GOAL. State the number of lines with the string "document" in them, and nothing else.

ENTRIES SHOWN.

>> START

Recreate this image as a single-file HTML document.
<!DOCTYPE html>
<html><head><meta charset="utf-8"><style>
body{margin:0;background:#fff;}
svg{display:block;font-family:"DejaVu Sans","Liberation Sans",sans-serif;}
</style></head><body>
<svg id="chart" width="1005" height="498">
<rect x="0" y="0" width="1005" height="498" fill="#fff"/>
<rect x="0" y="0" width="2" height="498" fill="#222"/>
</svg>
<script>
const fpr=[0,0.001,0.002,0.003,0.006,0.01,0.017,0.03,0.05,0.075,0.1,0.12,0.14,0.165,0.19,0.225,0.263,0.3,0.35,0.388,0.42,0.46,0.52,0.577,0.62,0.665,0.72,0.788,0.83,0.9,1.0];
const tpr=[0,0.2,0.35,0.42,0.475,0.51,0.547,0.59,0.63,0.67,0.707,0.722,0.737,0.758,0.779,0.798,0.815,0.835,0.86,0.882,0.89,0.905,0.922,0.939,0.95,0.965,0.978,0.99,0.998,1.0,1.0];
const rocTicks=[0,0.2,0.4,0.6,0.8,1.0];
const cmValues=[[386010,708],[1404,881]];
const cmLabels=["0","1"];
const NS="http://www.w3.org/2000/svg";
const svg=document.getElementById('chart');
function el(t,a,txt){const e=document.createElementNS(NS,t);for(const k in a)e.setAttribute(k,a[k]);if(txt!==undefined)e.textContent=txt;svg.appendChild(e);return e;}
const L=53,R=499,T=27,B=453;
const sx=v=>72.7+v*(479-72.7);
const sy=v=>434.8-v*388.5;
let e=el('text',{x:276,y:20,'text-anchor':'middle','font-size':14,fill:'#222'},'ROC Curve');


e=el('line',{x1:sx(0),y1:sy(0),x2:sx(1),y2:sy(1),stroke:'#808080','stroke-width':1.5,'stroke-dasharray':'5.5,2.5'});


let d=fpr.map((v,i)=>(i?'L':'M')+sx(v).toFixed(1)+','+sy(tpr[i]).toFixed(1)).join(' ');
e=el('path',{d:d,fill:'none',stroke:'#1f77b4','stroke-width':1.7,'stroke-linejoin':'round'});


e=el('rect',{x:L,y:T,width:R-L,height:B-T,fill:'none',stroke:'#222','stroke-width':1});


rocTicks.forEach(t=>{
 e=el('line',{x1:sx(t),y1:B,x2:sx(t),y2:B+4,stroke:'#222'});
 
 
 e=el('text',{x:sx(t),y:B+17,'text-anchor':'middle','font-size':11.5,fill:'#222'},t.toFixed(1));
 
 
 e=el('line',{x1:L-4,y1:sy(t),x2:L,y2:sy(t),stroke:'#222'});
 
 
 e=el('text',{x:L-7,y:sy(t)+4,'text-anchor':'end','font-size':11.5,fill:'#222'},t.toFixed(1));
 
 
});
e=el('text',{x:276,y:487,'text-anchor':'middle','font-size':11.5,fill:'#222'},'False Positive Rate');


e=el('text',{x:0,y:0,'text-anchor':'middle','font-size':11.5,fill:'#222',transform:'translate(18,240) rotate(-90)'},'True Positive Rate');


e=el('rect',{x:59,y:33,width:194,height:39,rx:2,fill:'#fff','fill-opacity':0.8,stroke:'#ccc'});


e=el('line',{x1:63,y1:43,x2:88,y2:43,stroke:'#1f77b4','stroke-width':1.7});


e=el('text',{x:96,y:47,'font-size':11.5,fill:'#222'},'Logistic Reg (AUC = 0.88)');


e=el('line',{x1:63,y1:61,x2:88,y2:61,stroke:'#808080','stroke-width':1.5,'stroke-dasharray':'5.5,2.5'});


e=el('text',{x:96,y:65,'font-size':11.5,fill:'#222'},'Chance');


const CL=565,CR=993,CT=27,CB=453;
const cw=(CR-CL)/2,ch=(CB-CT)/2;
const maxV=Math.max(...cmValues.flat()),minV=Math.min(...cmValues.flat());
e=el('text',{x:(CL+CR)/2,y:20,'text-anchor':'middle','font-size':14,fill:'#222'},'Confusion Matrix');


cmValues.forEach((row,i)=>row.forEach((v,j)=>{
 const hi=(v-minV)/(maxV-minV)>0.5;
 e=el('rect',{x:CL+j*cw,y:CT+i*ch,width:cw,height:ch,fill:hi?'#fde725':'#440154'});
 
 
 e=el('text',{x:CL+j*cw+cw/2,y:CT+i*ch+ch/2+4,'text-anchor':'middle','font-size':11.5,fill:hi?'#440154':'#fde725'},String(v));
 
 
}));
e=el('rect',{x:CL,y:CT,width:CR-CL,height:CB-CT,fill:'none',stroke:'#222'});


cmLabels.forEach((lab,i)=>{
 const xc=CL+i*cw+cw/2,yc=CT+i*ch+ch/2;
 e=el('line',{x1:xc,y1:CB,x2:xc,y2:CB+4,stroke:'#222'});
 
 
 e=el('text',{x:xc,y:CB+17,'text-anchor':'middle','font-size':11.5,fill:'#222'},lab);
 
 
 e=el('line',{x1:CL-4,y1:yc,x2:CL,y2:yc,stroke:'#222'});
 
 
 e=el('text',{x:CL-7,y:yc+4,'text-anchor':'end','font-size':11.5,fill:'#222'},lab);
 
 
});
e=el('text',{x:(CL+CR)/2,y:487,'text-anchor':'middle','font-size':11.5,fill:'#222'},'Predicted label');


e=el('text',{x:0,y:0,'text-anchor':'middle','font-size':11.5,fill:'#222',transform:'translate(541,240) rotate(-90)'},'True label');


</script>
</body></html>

>> END
>> START

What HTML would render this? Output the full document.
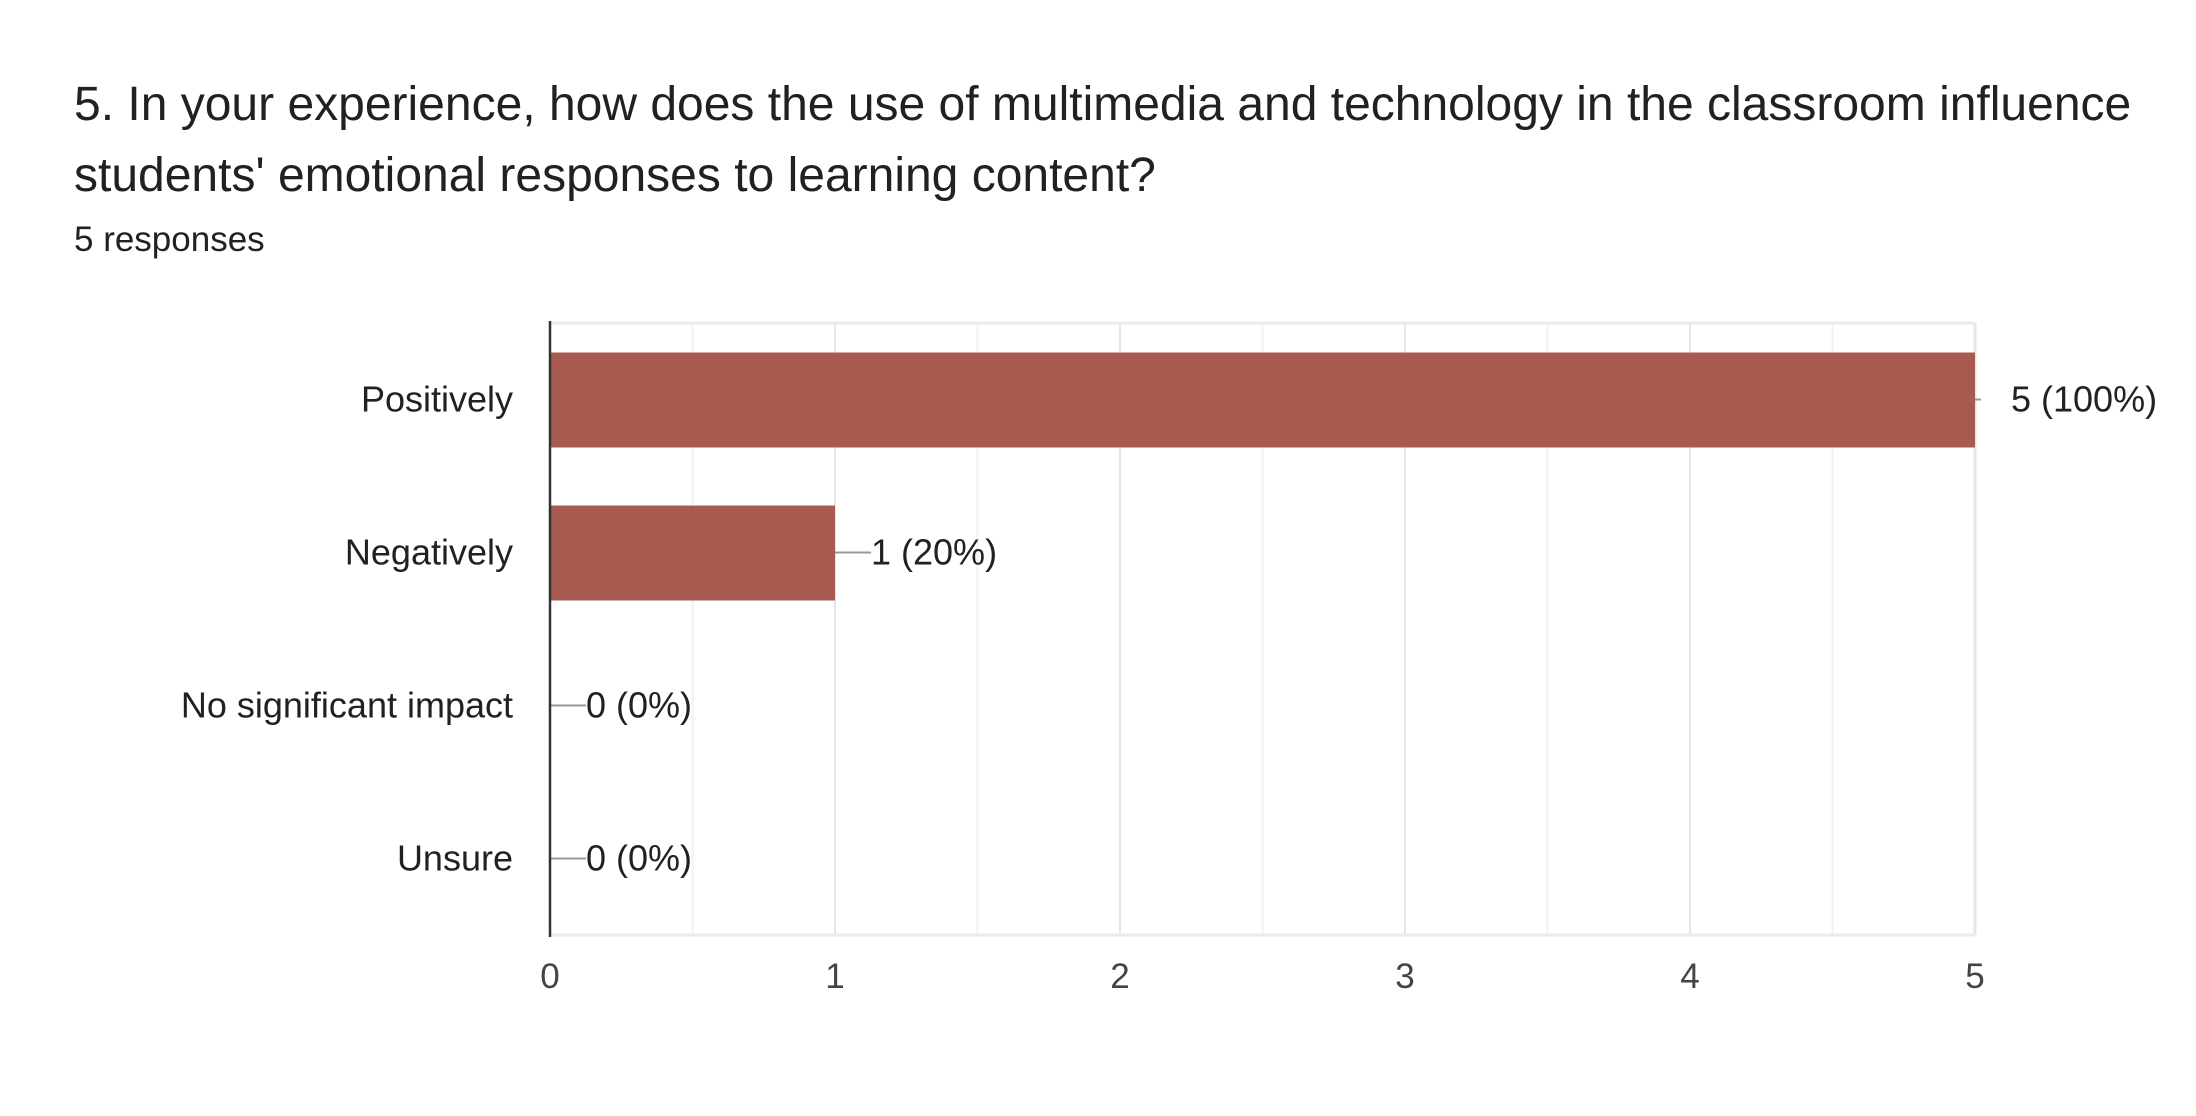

>> END

COMPLETED EXERCISE. 4